- _Work to do_:
Give an exact transcription of every line, dropping the images.

- _Data section_:
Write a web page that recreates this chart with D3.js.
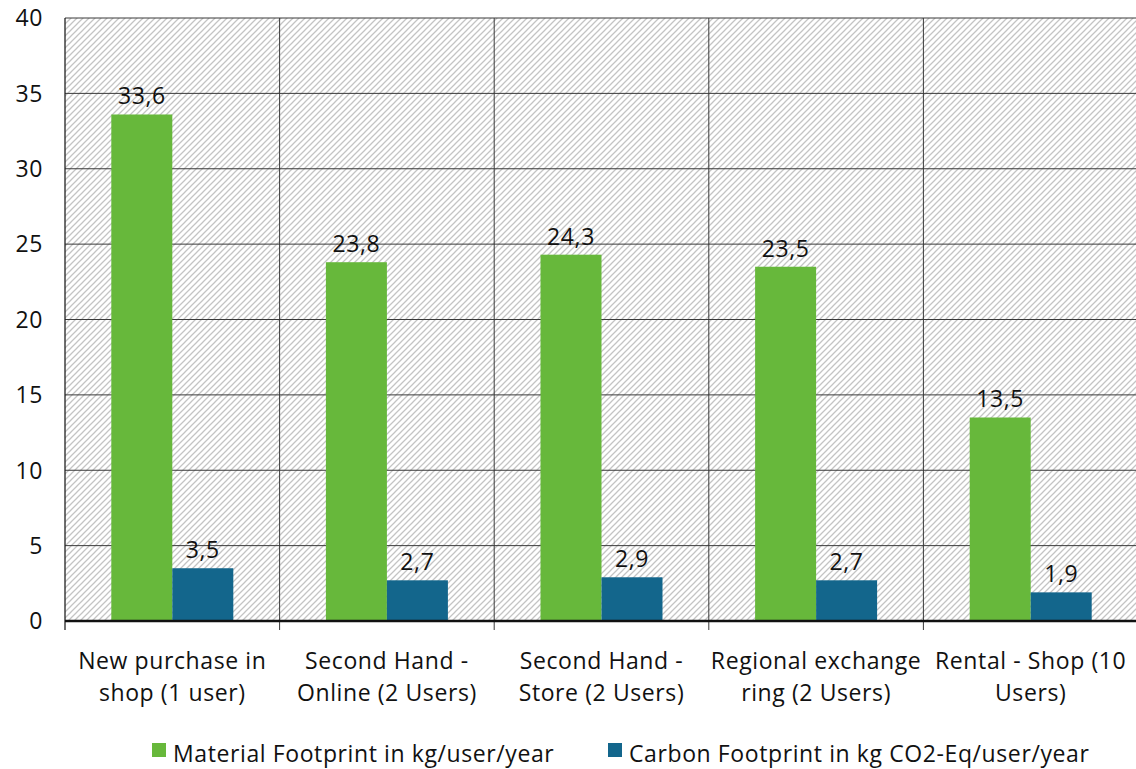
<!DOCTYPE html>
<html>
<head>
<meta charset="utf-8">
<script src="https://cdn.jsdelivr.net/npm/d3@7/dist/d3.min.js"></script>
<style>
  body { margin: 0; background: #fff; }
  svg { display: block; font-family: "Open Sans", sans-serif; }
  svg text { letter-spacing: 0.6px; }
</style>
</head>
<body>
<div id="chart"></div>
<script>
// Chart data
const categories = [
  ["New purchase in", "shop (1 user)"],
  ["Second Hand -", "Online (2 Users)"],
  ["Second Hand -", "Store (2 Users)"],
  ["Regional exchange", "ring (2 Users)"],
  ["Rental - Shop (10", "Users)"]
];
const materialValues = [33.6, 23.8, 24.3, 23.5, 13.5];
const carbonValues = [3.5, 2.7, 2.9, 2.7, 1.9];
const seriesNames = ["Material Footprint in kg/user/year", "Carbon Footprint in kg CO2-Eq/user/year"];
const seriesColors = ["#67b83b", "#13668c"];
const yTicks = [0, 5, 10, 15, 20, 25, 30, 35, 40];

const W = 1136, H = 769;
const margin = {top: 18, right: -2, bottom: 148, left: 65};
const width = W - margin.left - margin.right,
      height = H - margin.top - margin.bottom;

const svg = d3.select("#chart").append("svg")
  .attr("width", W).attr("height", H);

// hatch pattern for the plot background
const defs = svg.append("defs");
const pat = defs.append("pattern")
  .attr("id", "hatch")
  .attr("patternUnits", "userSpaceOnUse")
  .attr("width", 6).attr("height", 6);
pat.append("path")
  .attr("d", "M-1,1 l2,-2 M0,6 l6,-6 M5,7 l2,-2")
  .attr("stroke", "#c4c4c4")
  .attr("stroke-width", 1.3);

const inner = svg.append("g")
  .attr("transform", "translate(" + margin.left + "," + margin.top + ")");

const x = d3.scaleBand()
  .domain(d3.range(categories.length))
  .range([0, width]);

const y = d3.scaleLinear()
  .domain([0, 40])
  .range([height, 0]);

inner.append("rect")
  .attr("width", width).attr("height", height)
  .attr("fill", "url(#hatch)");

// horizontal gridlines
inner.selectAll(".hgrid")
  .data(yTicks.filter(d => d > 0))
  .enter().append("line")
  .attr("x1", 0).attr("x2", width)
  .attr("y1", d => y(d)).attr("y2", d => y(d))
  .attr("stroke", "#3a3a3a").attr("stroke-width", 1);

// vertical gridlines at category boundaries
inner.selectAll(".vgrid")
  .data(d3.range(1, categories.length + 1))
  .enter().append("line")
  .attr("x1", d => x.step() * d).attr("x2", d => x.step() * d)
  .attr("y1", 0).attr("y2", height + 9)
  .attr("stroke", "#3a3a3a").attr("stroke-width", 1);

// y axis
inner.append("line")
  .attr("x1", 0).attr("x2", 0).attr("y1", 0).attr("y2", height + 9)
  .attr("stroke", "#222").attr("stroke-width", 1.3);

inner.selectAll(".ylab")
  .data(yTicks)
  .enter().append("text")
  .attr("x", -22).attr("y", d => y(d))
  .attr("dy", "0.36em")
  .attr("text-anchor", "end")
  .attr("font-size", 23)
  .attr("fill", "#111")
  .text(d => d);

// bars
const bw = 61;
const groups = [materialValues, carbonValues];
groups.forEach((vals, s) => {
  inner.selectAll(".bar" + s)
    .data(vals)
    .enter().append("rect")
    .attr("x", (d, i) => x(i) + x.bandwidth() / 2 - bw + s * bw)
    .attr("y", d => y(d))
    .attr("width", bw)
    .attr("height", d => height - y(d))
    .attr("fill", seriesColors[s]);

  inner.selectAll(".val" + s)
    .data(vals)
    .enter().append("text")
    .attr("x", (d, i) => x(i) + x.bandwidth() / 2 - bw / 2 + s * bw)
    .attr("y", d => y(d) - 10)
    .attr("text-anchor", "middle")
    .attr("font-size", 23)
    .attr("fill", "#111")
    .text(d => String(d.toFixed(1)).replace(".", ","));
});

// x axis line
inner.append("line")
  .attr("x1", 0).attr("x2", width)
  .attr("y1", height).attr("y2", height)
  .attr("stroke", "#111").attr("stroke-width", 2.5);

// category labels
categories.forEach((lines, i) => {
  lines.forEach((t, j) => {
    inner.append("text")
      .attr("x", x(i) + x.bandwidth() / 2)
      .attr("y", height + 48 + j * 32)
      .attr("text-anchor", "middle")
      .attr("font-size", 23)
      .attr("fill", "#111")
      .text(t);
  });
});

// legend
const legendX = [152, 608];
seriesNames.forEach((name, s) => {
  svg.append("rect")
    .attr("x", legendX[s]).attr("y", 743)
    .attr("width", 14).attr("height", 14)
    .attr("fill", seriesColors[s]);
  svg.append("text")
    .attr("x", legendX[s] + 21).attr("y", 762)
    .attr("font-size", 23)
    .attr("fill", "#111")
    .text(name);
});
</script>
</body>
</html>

- _Complete answer_:
Write a web page that recreates this chart with D3.js.
<!DOCTYPE html>
<html>
<head>
<meta charset="utf-8">
<script src="https://cdn.jsdelivr.net/npm/d3@7/dist/d3.min.js"></script>
<style>
  body { margin: 0; background: #fff; }
  svg { display: block; font-family: "Open Sans", sans-serif; }
  svg text { letter-spacing: 0.6px; }
</style>
</head>
<body>
<div id="chart"></div>
<script>
// Chart data
const categories = [
  ["New purchase in", "shop (1 user)"],
  ["Second Hand -", "Online (2 Users)"],
  ["Second Hand -", "Store (2 Users)"],
  ["Regional exchange", "ring (2 Users)"],
  ["Rental - Shop (10", "Users)"]
];
const materialValues = [33.6, 23.8, 24.3, 23.5, 13.5];
const carbonValues = [3.5, 2.7, 2.9, 2.7, 1.9];
const seriesNames = ["Material Footprint in kg/user/year", "Carbon Footprint in kg CO2-Eq/user/year"];
const seriesColors = ["#67b83b", "#13668c"];
const yTicks = [0, 5, 10, 15, 20, 25, 30, 35, 40];

const W = 1136, H = 769;
const margin = {top: 18, right: -2, bottom: 148, left: 65};
const width = W - margin.left - margin.right,
      height = H - margin.top - margin.bottom;

const svg = d3.select("#chart").append("svg")
  .attr("width", W).attr("height", H);

// hatch pattern for the plot background
const defs = svg.append("defs");
const pat = defs.append("pattern")
  .attr("id", "hatch")
  .attr("patternUnits", "userSpaceOnUse")
  .attr("width", 6).attr("height", 6);
pat.append("path")
  .attr("d", "M-1,1 l2,-2 M0,6 l6,-6 M5,7 l2,-2")
  .attr("stroke", "#c4c4c4")
  .attr("stroke-width", 1.3);

const inner = svg.append("g")
  .attr("transform", "translate(" + margin.left + "," + margin.top + ")");

const x = d3.scaleBand()
  .domain(d3.range(categories.length))
  .range([0, width]);

const y = d3.scaleLinear()
  .domain([0, 40])
  .range([height, 0]);

inner.append("rect")
  .attr("width", width).attr("height", height)
  .attr("fill", "url(#hatch)");

// horizontal gridlines
inner.selectAll(".hgrid")
  .data(yTicks.filter(d => d > 0))
  .enter().append("line")
  .attr("x1", 0).attr("x2", width)
  .attr("y1", d => y(d)).attr("y2", d => y(d))
  .attr("stroke", "#3a3a3a").attr("stroke-width", 1);

// vertical gridlines at category boundaries
inner.selectAll(".vgrid")
  .data(d3.range(1, categories.length + 1))
  .enter().append("line")
  .attr("x1", d => x.step() * d).attr("x2", d => x.step() * d)
  .attr("y1", 0).attr("y2", height + 9)
  .attr("stroke", "#3a3a3a").attr("stroke-width", 1);

// y axis
inner.append("line")
  .attr("x1", 0).attr("x2", 0).attr("y1", 0).attr("y2", height + 9)
  .attr("stroke", "#222").attr("stroke-width", 1.3);

inner.selectAll(".ylab")
  .data(yTicks)
  .enter().append("text")
  .attr("x", -22).attr("y", d => y(d))
  .attr("dy", "0.36em")
  .attr("text-anchor", "end")
  .attr("font-size", 23)
  .attr("fill", "#111")
  .text(d => d);

// bars
const bw = 61;
const groups = [materialValues, carbonValues];
groups.forEach((vals, s) => {
  inner.selectAll(".bar" + s)
    .data(vals)
    .enter().append("rect")
    .attr("x", (d, i) => x(i) + x.bandwidth() / 2 - bw + s * bw)
    .attr("y", d => y(d))
    .attr("width", bw)
    .attr("height", d => height - y(d))
    .attr("fill", seriesColors[s]);

  inner.selectAll(".val" + s)
    .data(vals)
    .enter().append("text")
    .attr("x", (d, i) => x(i) + x.bandwidth() / 2 - bw / 2 + s * bw)
    .attr("y", d => y(d) - 10)
    .attr("text-anchor", "middle")
    .attr("font-size", 23)
    .attr("fill", "#111")
    .text(d => String(d.toFixed(1)).replace(".", ","));
});

// x axis line
inner.append("line")
  .attr("x1", 0).attr("x2", width)
  .attr("y1", height).attr("y2", height)
  .attr("stroke", "#111").attr("stroke-width", 2.5);

// category labels
categories.forEach((lines, i) => {
  lines.forEach((t, j) => {
    inner.append("text")
      .attr("x", x(i) + x.bandwidth() / 2)
      .attr("y", height + 48 + j * 32)
      .attr("text-anchor", "middle")
      .attr("font-size", 23)
      .attr("fill", "#111")
      .text(t);
  });
});

// legend
const legendX = [152, 608];
seriesNames.forEach((name, s) => {
  svg.append("rect")
    .attr("x", legendX[s]).attr("y", 743)
    .attr("width", 14).attr("height", 14)
    .attr("fill", seriesColors[s]);
  svg.append("text")
    .attr("x", legendX[s] + 21).attr("y", 762)
    .attr("font-size", 23)
    .attr("fill", "#111")
    .text(name);
});
</script>
</body>
</html>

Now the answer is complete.